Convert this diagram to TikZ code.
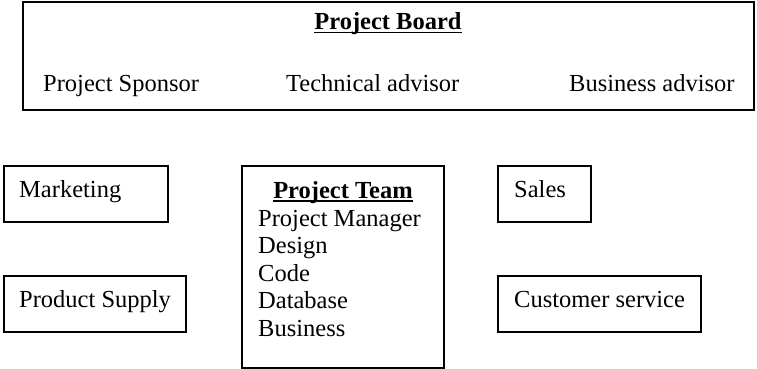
\documentclass[tikz,border=0pt]{standalone}
\usepackage{fontspec}
\setmainfont{Liberation Serif}
\newcommand\myul[1]{\setbox0\hbox{#1}\rlap{\rule[-3.5pt]{\wd0}{1.8pt}}\box0}
\begin{document}
\begin{tikzpicture}[x=1pt,y=-1pt,
  box/.style={draw, line width=1.5pt, inner sep=0pt, outer sep=0pt, anchor=north west},
  lbl/.style={anchor=base west, inner sep=0pt, font=\fontsize{24.5}{27.7}\selectfont},
  head/.style={anchor=base, inner sep=0pt, font=\fontsize{24.5}{27.7}\selectfont\bfseries}]
\useasboundingbox (0,0) rectangle (757,369);
% boxes
\node[box, minimum width=731pt, minimum height=108pt] (board) at (23,2) {};
\node[box, minimum width=164pt, minimum height=56pt] (mkt) at (4,166) {};
\node[box, minimum width=182pt, minimum height=56pt] (sup) at (4,276) {};
\node[box, minimum width=202pt, minimum height=202pt] (team) at (242,166) {};
\node[box, minimum width=93pt, minimum height=56pt] (sales) at (498,166) {};
\node[box, minimum width=203pt, minimum height=56pt] (cust) at (498,276) {};
% board texts
\node[head] (boardh) at (388,30) {\myul{Project Board}};
\node[lbl] (spon) at (43,91) {Project Sponsor};
\node[lbl] (tech) at (286,91) {Technical advisor};
\node[lbl] (busa) at (569,91) {Business advisor};
% side texts
\node[lbl] (mktt) at (19,197) {Marketing};
\node[lbl] (supt) at (19,307) {Product Supply};
\node[lbl] (salest) at (514,197) {Sales};
\node[lbl] (custt) at (514,307) {Customer service};
% team
\node[head] (teamh) at (343,198) {\myul{Project Team}};
\node[lbl] (pm) at (258,226) {Project Manager};
\node[lbl] (des) at (258,253.5) {Design};
\node[lbl] (code) at (258,281) {Code};
\node[lbl] (db) at (258,308.5) {Database};
\node[lbl] (bus) at (258,336) {Business};
\end{tikzpicture}
\end{document}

§

§ Exercise directions
Your task is an exact transcription of all the data, minus the pictures.

§ Response to the task
Convert this diagram to TikZ code.
\documentclass[tikz,border=0pt]{standalone}
\usepackage{fontspec}
\setmainfont{Liberation Serif}
\newcommand\myul[1]{\setbox0\hbox{#1}\rlap{\rule[-3.5pt]{\wd0}{1.8pt}}\box0}
\begin{document}
\begin{tikzpicture}[x=1pt,y=-1pt,
  box/.style={draw, line width=1.5pt, inner sep=0pt, outer sep=0pt, anchor=north west},
  lbl/.style={anchor=base west, inner sep=0pt, font=\fontsize{24.5}{27.7}\selectfont},
  head/.style={anchor=base, inner sep=0pt, font=\fontsize{24.5}{27.7}\selectfont\bfseries}]
\useasboundingbox (0,0) rectangle (757,369);
% boxes
\node[box, minimum width=731pt, minimum height=108pt] (board) at (23,2) {};
\node[box, minimum width=164pt, minimum height=56pt] (mkt) at (4,166) {};
\node[box, minimum width=182pt, minimum height=56pt] (sup) at (4,276) {};
\node[box, minimum width=202pt, minimum height=202pt] (team) at (242,166) {};
\node[box, minimum width=93pt, minimum height=56pt] (sales) at (498,166) {};
\node[box, minimum width=203pt, minimum height=56pt] (cust) at (498,276) {};
% board texts
\node[head] (boardh) at (388,30) {\myul{Project Board}};
\node[lbl] (spon) at (43,91) {Project Sponsor};
\node[lbl] (tech) at (286,91) {Technical advisor};
\node[lbl] (busa) at (569,91) {Business advisor};
% side texts
\node[lbl] (mktt) at (19,197) {Marketing};
\node[lbl] (supt) at (19,307) {Product Supply};
\node[lbl] (salest) at (514,197) {Sales};
\node[lbl] (custt) at (514,307) {Customer service};
% team
\node[head] (teamh) at (343,198) {\myul{Project Team}};
\node[lbl] (pm) at (258,226) {Project Manager};
\node[lbl] (des) at (258,253.5) {Design};
\node[lbl] (code) at (258,281) {Code};
\node[lbl] (db) at (258,308.5) {Database};
\node[lbl] (bus) at (258,336) {Business};
\end{tikzpicture}
\end{document}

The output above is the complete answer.